The currency of the game, tears of guilt, are also limited in actual use. Early on, they come in handy. But when you’ve gotten all of them or reach the current upgrade cap, they just sit there.
You could use them to relieve guilt, a stat that lowers your base fervor, but the player can pick it up for free. Even without this, the fervor isn’t used enough to really matter.
Graphics and Sound
This part of the review will be looking at the sound and visuals of Blasphemous. In addition to this, we will also take a look at the performance of the game on a technical level.
For the most part, the game runs well. The player will occasionally clip into a wall when they slide into it on elevated platforms, but that’s the about it. The game crashed twice while playing. Otherwise, it runs perfectly well, never having frame drops or slowdown.
The overall sound design for Blasphemous is rock solid. Attacks have a nice meaty slashing sound, and the constant moan of various monsters lends itself to the creepy atmosphere. Everything has proper mixing and fits with what it’s attached to.
The game’s soundtrack is great and does a wonderful job of adding to the general atmosphere. Primarily using piano and acoustic guitar, the music adjusts to fit the most appropriate tone.

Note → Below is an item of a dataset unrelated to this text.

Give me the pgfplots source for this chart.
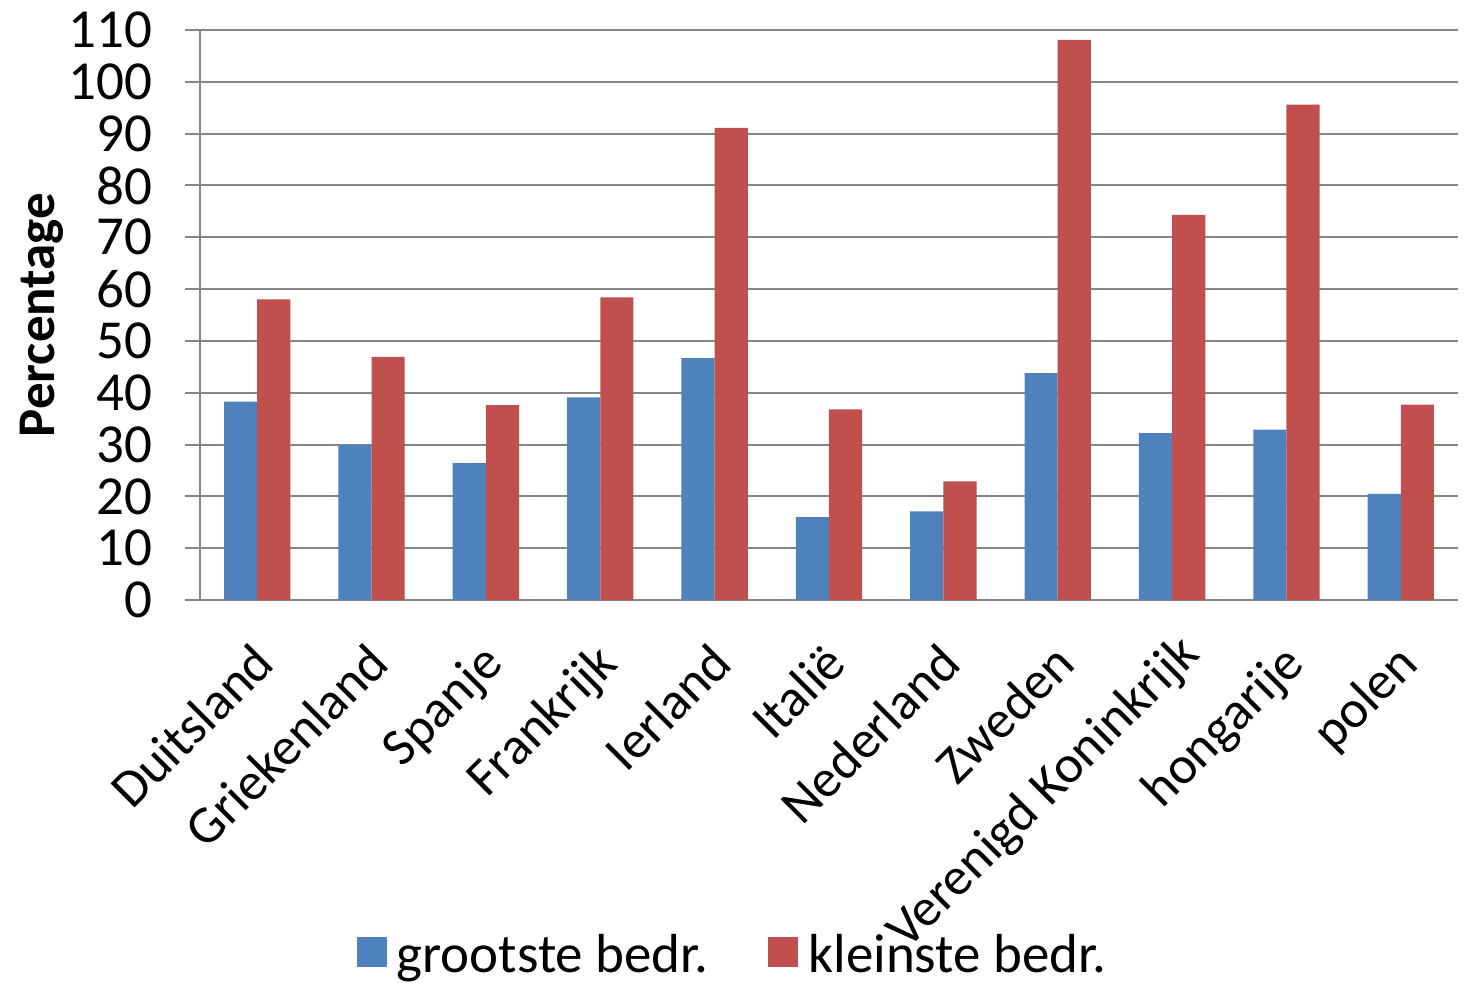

Overall it goes for a very melancholy tone and matches the miserable world of Cvstodia. It breaks this with faster tracks for the boss fights, helping you get more into the zone.
The biggest draw of the game is its art style, taking heavy inspiration from the Spanish Gothic style. The pixel style manages to be beautiful, yet grungy, making it visually unique. While playing Blasphemous for review, the art always amazed.
There are various enemy designs, having detailed attack, death, and execution animations. The player character’s movement is also well done, with a lot of detail.